Mas o Brasil tem esse controle? Infelizmente, não. Mesmo com estatais como Serpro e DataPrev, que possuem centros de armazenamento de dados, grande parte desses serviços vem sendo terceirizada para as Big Techs. Segundo Sérgio Amadeu, “as grandes corporações começaram a fazer pressão para terceirizar a infraestrutura computacional no Brasil, afirmando que não precisamos de servidores próprios, que eles cuidam disso para nós”. E, assim, perdemos o controle dos nossos dados e da nossa infraestrutura digital.
EDUCAÇÃO VIGIADA: OS DADOS BRASILEIROS ESTÃO FORA DO PAÍS
Você sabia que até os dados das nossas universidades estão sendo usados para alimentar a inteligência artificial dessas grandes empresas? Um levantamento recente da pesquisa Educação Vigiada mostrou que 74% dos e-mails de instituições de ensino superior no Brasil são armazenados no Google e 9% na Microsoft. Ou seja, nossos dados acadêmicos estão fora do nosso controle e sendo utilizados para treinar os algoritmos das Big Techs. Isso não é alarmante?
Como ressalta Sérgio Amadeu, “os dados da educação pública brasileira estão sendo usados para treinar a inteligência artificial dessas empresas. Estamos perdendo recursos econômicos fundamentais ao perder nossos dados”. E, nesse ciclo, continuamos a alimentar um sistema que retira nossa autonomia.
O PLANO BRASILEIRO DE INTELIGÊNCIA ARTIFICIAL E A BUSCA PELA SOBERANIA
Felizmente, o governo brasileiro está ciente dessa problemática. Em julho deste ano, foi lançado o Plano Brasileiro de Inteligência Artificial 2024-2025, que pela primeira vez traz o conceito de soberania digital para uma política pública. O plano prevê investimentos de R$ 23 bilhões ao longo de quatro anos para transformar o Brasil em referência mundial no uso de IA, especialmente no setor público.
Esse movimento é crucial para que o Brasil recupere parte do controle sobre suas tecnologias e possa competir com países como os Estados Unidos e a China, que lideram o investimento em IA. Em 2023, os EUA investiram R$ 63 bilhões em IA, enquanto a China aplicou R$ 306 bilhões.

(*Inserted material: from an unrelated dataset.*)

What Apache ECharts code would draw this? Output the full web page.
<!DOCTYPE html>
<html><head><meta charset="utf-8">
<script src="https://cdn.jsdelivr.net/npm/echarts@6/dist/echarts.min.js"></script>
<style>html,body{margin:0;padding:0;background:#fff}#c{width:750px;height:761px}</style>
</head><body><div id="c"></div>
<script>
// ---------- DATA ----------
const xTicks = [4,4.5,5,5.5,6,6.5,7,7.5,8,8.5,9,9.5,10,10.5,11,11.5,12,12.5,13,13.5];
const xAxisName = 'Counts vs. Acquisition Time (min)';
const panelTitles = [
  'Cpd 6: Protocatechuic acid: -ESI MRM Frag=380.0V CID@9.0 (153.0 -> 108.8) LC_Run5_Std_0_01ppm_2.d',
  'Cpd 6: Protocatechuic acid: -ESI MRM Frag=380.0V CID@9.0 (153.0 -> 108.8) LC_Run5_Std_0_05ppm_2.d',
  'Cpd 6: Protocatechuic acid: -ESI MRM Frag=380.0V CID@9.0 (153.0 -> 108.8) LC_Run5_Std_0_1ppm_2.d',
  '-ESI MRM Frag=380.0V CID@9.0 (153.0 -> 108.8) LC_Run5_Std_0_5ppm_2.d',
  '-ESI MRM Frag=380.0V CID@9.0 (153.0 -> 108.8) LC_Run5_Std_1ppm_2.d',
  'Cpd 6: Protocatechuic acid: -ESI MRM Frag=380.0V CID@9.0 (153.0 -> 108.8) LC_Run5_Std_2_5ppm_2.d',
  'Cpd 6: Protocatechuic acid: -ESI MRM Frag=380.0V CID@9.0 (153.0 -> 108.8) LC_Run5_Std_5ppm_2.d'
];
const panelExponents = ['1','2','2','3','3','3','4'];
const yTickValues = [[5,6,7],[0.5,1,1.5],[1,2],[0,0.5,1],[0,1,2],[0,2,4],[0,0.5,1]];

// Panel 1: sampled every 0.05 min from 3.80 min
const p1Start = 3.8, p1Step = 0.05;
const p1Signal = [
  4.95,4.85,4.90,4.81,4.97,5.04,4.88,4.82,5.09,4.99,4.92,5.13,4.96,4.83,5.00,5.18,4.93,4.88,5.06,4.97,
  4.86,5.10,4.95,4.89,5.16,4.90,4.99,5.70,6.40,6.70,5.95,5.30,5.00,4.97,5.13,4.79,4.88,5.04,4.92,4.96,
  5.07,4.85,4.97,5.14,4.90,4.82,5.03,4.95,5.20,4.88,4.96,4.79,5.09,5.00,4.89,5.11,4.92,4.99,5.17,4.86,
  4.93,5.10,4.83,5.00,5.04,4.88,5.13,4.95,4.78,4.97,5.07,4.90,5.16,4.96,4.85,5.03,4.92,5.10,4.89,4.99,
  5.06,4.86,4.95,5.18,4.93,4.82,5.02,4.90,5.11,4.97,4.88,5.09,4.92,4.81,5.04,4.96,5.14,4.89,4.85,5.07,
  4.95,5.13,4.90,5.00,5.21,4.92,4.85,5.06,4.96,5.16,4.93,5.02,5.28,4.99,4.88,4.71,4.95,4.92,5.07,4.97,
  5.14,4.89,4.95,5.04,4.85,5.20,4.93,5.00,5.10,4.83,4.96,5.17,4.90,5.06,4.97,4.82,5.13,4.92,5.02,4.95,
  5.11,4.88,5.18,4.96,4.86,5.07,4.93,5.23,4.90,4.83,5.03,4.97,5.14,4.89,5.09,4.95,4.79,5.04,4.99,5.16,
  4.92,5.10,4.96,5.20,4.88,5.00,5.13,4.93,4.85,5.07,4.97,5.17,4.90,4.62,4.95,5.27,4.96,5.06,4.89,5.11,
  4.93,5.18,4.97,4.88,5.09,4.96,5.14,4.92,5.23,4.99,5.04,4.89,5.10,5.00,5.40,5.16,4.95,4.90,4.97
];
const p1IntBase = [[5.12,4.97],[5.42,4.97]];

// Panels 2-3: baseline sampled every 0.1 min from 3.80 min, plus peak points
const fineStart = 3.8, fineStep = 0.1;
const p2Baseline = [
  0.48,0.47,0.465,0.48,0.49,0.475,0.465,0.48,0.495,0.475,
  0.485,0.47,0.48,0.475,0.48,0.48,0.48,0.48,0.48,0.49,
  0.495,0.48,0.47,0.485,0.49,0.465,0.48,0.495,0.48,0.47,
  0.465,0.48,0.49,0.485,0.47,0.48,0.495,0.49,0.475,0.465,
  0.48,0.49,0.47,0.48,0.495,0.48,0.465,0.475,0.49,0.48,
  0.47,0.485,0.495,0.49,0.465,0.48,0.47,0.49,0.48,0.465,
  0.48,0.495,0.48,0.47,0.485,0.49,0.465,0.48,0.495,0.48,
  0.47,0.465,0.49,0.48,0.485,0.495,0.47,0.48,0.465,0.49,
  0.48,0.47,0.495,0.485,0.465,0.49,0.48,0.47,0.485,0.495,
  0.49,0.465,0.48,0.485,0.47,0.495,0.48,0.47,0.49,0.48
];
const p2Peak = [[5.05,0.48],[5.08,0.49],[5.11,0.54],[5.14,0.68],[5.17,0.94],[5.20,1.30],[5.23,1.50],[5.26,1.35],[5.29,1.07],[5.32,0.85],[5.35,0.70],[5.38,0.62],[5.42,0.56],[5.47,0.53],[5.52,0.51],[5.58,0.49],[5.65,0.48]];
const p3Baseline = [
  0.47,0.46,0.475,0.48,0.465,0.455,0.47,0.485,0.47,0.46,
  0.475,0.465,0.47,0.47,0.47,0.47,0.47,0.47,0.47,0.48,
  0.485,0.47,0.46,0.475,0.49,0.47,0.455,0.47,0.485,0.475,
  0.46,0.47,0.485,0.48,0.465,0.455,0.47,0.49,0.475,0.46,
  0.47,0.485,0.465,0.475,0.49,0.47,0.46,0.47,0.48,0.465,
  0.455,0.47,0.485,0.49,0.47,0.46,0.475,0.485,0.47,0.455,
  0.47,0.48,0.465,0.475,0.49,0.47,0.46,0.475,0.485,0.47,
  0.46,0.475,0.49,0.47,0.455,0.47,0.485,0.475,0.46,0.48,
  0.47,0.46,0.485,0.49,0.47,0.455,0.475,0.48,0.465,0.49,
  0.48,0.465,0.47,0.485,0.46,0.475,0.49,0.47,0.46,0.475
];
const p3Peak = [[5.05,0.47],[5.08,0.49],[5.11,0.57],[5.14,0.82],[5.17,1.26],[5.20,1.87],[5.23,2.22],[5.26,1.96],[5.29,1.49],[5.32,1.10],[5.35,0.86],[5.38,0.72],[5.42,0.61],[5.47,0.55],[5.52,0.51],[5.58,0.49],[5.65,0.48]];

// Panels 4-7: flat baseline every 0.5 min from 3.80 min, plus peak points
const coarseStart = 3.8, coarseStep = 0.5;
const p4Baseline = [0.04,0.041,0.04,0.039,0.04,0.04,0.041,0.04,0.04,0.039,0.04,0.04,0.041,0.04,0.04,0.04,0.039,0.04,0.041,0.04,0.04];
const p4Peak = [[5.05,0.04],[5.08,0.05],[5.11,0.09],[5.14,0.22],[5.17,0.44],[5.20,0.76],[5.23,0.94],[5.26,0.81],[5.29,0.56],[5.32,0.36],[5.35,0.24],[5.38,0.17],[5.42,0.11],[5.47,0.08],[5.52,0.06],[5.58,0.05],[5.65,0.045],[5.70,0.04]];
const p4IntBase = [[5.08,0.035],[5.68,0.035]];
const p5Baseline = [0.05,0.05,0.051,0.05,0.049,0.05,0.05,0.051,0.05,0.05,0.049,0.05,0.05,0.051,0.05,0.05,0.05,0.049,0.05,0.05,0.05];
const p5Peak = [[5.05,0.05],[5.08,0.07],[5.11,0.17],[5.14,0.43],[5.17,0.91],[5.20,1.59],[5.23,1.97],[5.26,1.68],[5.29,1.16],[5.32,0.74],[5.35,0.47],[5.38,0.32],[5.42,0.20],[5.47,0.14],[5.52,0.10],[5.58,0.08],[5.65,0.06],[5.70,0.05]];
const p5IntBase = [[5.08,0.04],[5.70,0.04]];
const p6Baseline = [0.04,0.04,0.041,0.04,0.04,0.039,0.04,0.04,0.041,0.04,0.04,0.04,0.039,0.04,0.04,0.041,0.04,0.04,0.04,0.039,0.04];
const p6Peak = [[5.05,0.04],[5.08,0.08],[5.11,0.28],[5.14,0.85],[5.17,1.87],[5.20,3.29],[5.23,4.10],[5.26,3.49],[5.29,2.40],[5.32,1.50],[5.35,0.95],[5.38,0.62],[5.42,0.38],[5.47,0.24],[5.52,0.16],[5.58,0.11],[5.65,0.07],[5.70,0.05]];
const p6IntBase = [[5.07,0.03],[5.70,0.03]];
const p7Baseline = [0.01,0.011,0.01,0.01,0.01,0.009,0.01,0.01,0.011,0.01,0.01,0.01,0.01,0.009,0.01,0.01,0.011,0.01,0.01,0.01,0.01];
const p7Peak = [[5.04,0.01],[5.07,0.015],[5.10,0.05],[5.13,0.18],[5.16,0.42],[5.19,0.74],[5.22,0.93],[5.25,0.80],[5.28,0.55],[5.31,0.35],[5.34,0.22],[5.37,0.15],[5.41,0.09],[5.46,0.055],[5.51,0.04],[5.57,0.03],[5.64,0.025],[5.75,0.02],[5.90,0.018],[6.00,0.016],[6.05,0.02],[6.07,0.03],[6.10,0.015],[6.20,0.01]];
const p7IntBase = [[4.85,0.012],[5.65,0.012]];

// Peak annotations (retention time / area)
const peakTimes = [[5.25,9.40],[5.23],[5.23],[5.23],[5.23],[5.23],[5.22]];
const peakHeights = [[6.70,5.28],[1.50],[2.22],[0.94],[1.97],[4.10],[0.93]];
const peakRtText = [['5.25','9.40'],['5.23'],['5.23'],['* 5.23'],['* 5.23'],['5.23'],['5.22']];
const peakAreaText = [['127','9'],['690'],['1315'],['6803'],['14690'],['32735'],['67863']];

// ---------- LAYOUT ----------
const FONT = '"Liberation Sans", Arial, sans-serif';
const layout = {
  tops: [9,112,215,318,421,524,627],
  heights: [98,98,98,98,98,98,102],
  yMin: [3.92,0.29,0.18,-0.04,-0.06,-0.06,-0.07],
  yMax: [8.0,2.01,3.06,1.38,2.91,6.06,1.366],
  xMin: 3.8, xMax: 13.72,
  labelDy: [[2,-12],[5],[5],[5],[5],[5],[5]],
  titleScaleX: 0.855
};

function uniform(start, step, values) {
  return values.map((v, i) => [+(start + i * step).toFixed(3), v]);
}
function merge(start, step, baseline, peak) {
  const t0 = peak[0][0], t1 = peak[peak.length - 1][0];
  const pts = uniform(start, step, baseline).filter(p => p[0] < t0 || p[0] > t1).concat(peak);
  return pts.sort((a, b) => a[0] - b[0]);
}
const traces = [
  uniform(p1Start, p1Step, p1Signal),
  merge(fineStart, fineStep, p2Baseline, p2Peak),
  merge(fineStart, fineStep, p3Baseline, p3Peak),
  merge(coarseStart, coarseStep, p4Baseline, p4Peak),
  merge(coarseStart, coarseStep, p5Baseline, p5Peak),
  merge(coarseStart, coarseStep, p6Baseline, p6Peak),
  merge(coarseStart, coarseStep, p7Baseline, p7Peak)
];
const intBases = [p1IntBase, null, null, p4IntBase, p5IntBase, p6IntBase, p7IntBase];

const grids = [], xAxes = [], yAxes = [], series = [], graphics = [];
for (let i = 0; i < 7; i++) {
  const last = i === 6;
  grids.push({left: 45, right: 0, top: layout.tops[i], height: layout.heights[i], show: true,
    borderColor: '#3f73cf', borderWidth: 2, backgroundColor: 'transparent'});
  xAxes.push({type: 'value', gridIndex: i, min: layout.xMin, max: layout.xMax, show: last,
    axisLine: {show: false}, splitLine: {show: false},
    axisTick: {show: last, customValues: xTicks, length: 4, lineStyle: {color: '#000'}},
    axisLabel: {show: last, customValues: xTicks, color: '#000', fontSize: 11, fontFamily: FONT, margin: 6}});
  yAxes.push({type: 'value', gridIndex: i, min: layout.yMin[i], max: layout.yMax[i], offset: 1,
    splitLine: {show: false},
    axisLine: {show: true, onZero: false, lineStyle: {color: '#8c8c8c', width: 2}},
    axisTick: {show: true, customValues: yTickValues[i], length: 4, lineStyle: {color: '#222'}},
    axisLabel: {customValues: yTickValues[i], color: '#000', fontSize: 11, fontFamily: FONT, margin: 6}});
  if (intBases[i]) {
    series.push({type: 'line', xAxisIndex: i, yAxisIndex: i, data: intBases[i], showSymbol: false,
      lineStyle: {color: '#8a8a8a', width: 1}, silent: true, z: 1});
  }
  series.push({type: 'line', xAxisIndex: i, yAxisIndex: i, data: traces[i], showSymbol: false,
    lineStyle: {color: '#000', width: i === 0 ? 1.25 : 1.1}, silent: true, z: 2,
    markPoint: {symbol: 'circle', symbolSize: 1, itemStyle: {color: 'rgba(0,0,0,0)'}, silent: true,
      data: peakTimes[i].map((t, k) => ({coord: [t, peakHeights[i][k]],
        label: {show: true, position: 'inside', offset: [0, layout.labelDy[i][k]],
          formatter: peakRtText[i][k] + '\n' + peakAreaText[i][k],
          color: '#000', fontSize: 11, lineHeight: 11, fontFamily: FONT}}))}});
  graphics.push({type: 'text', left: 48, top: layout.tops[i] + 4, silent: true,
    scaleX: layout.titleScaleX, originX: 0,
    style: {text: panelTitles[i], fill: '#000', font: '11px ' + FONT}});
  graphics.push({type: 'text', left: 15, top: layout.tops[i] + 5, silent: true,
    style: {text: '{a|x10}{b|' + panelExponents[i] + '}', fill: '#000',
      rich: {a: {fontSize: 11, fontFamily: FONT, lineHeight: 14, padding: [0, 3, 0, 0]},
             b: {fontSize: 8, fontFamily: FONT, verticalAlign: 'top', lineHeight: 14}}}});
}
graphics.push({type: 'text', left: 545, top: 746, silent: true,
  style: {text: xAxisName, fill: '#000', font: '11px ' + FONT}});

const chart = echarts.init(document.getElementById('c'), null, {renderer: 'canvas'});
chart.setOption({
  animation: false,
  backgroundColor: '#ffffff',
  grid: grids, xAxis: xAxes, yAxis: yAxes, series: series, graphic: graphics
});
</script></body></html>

No cenário internacional, o presidente Luiz Inácio Lula da Silva tem defendido o desenvolvimento de uma IA voltada para o Sul Global, que leve em consideração as particularidades culturais e econômicas dos países em desenvolvimento. Além disso, Lula tem pressionado para que seja criada uma governança global para a IA, que possa equilibrar o jogo entre as nações.
O DESAFIO DA REGULAMENTAÇÃO DA IA NO BRASIL
Dentro do Congresso Nacional, tramita o Projeto de Lei 2.338/23, que busca regulamentar o uso da IA no Brasil. No entanto, essa regulação enfrenta forte resistência das Big Techs e da Confederação Nacional da Indústria (CNI), que alertam que o Brasil poderia se isolar tecnologicamente ao estabelecer regras rígidas para o setor.

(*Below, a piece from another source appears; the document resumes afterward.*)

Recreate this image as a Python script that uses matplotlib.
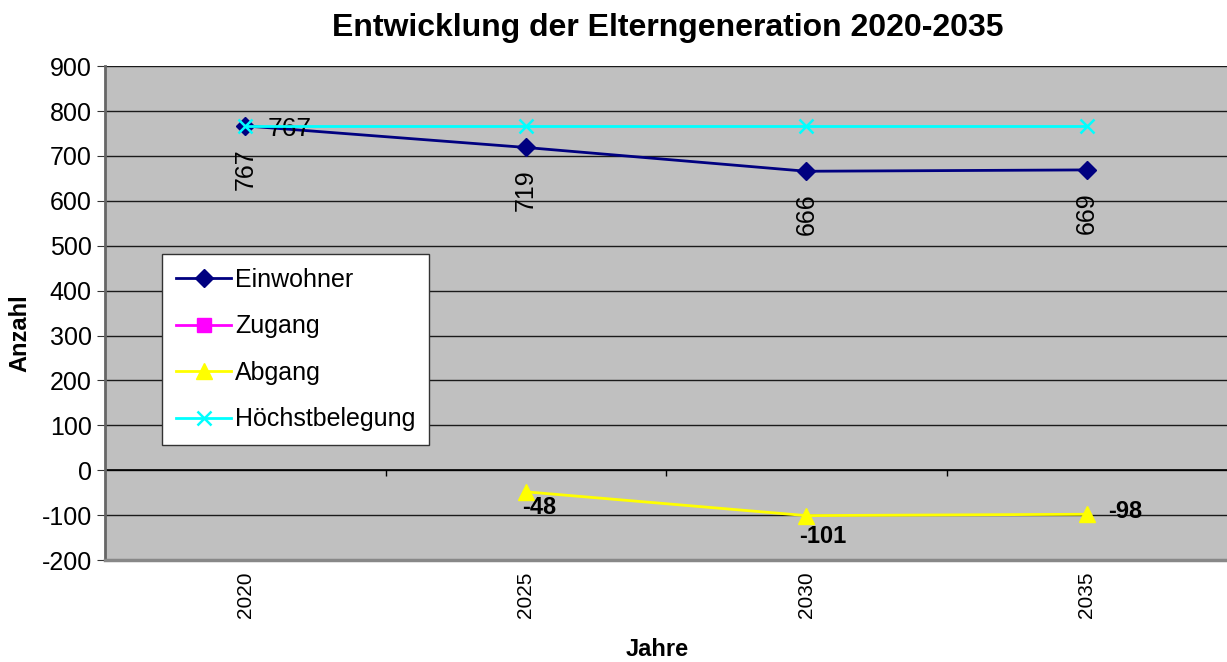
import numpy as np
import matplotlib
matplotlib.use('Agg')
import matplotlib.pyplot as plt

plt.rcParams['font.family'] = ['Liberation Sans', 'DejaVu Sans']
plt.rcParams['axes.unicode_minus'] = False

# Data
jahre = ['2020', '2025', '2030', '2035']
einwohner = [767, 719, 666, 669]
zugang = [np.nan, np.nan, np.nan, np.nan]
abgang = [np.nan, -48, -101, -98]
hoechstbelegung = [767, 767, 767, 767]

# Label offsets (points) for the Abgang values
abgang_offsets = [(0, 0), (10, -11), (12, -15), (28, 2)]

x = np.arange(len(jahre))

fig = plt.figure(figsize=(12.27, 6.62), dpi=100)
ax = fig.add_axes([0.0856, 0.154, 0.9144, 0.746])
ax.set_facecolor('#C0C0C0')

# grid
ax.set_ylim(-200, 900)
ax.set_xlim(-0.5, 3.5)
ax.set_yticks(np.arange(-200, 901, 100))
ax.yaxis.grid(True, color='#1a1a1a', linewidth=1.0)
ax.set_axisbelow(True)

# zero axis line with category boundary ticks
ax.axhline(0, color='black', linewidth=1.2, zorder=1)
ax.vlines(x[:-1] + 0.5, -13, 0, color='black', linewidth=1.0, zorder=1)

ax.plot(x, einwohner, color='#000080', marker='D', markersize=9,
        linewidth=2, label='Einwohner', zorder=3)
ax.plot(x, zugang, color='#FF00FF', marker='s', markersize=10,
        linewidth=2, label='Zugang', zorder=3)
ax.plot(x, abgang, color='#FFFF00', marker='^', markersize=11,
        linewidth=2, label='Abgang', zorder=3)
ax.plot(x, hoechstbelegung, color='#00FFFF', marker='x', markersize=10,
        markeredgewidth=1.8, linewidth=2, label='Höchstbelegung', zorder=4)

# data labels
for xi, v in zip(x, einwohner):
    ax.annotate(str(v), (xi, v), xytext=(0, -16), textcoords='offset points',
                rotation=90, ha='center', va='top', fontsize=18)
ax.annotate(str(hoechstbelegung[0]), (x[0], hoechstbelegung[0]), xytext=(16, -2),
            textcoords='offset points', ha='left', va='center', fontsize=19)
for xi, v, off in zip(x, abgang, abgang_offsets):
    if np.isnan(v):
        continue
    ax.annotate(str(v), (xi, v), xytext=off, textcoords='offset points',
                ha='center', va='center', fontsize=17, fontweight='bold')

ax.set_xticks(x)
ax.set_xticklabels(jahre, rotation=90, fontsize=15)
ax.tick_params(axis='x', length=0, pad=8)
ax.tick_params(axis='y', labelsize=18, length=6, direction='out', color='#333333')

for s in ['top', 'right']:
    ax.spines[s].set_visible(False)
ax.spines['left'].set_color('#666666')
ax.spines['left'].set_linewidth(2)
ax.spines['bottom'].set_color('#888888')
ax.spines['bottom'].set_linewidth(2.5)

ax.set_xlabel('Jahre', fontsize=17, fontweight='bold')
ax.xaxis.set_label_coords(0.492, -0.158)
ax.set_ylabel('Anzahl', fontsize=17, fontweight='bold')
ax.yaxis.set_label_coords(-0.066, 0.46)
fig.text(0.544, 0.957, 'Entwicklung der Elterngeneration 2020-2035', fontsize=23,
         fontweight='bold', ha='center', va='center')

leg = ax.legend(loc='upper left', bbox_to_anchor=(0.04, 0.645), fontsize=18,
                frameon=True, fancybox=False, edgecolor='#333333',
                framealpha=1, labelspacing=0.9, handlelength=2.2,
                handletextpad=0.15, borderpad=0.55)
leg.get_frame().set_linewidth(1)

fig.savefig('out.png', dpi=100)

Mas, como aponta Sérgio Amadeu, essa oposição tem interesses claros: “As grandes corporações que controlam o desenvolvimento da IA não querem nenhum impedimento ao seu negócio. Obviamente, elas acionam seus sócios menores no Brasil e que têm lobby no Congresso”. Assim, o Brasil se encontra em um impasse: como regular uma tecnologia tão importante sem isolar o país dos avanços internacionais?

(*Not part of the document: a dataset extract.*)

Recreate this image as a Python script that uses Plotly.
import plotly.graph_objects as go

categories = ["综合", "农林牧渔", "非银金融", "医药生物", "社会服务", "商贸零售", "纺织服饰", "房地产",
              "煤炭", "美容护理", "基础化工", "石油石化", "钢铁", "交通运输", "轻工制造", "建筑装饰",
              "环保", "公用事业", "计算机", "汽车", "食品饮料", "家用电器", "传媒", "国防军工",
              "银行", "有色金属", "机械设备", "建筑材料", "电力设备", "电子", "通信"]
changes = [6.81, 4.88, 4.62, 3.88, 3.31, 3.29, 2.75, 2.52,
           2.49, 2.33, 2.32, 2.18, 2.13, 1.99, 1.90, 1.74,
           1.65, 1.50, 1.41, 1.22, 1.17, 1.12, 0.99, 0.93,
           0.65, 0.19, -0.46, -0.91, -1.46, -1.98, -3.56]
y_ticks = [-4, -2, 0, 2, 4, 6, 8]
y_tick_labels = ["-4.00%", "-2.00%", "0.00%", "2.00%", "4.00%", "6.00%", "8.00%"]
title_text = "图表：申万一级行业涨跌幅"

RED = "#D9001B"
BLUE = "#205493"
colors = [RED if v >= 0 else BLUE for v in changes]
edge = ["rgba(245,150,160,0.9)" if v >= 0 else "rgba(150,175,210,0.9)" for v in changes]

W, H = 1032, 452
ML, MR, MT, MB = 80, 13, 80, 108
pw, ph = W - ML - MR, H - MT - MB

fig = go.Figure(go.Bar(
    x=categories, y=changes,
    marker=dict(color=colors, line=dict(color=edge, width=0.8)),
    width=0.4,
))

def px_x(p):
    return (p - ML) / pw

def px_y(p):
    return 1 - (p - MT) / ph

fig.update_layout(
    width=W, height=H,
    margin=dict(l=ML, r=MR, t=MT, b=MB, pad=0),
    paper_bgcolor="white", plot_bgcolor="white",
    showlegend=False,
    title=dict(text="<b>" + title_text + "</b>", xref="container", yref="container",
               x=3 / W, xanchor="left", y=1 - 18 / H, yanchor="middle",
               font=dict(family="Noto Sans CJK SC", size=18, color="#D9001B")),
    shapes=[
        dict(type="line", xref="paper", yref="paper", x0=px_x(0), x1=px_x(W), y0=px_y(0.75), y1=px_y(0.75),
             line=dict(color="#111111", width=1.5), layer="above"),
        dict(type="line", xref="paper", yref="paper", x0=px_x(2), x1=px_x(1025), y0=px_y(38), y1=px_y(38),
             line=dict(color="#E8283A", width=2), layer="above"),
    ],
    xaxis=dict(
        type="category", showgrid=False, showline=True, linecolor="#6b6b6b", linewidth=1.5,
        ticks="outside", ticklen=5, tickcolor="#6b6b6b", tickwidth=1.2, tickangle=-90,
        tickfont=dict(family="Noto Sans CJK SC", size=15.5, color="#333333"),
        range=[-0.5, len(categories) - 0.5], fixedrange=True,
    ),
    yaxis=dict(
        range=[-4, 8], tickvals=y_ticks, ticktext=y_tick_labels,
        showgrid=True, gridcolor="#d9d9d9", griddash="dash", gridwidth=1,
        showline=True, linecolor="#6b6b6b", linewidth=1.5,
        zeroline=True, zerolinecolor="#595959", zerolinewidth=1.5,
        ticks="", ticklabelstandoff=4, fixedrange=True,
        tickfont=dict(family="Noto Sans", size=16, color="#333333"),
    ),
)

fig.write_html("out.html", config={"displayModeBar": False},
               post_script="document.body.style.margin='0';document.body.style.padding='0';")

A SOBERANIA DIGITAL COMO UM CAMINHO PARA O FUTURO
Diante de todos esses desafios, fica claro que a soberania digital é um dos caminhos para que o Brasil e outros países do Sul Global possam escapar das amarras do colonialismo digital. Ter controle sobre a infraestrutura tecnológica, sobre nossos dados e sobre o uso da inteligência artificial é essencial para garantir a autonomia econômica e política do país.
Afinal, o que você acha? O Brasil deve investir mais em tecnologias próprias e fortalecer sua soberania digital ou continuar dependendo das grandes empresas de tecnologia? É uma reflexão importante, especialmente em um mundo cada vez mais digital e interconectado.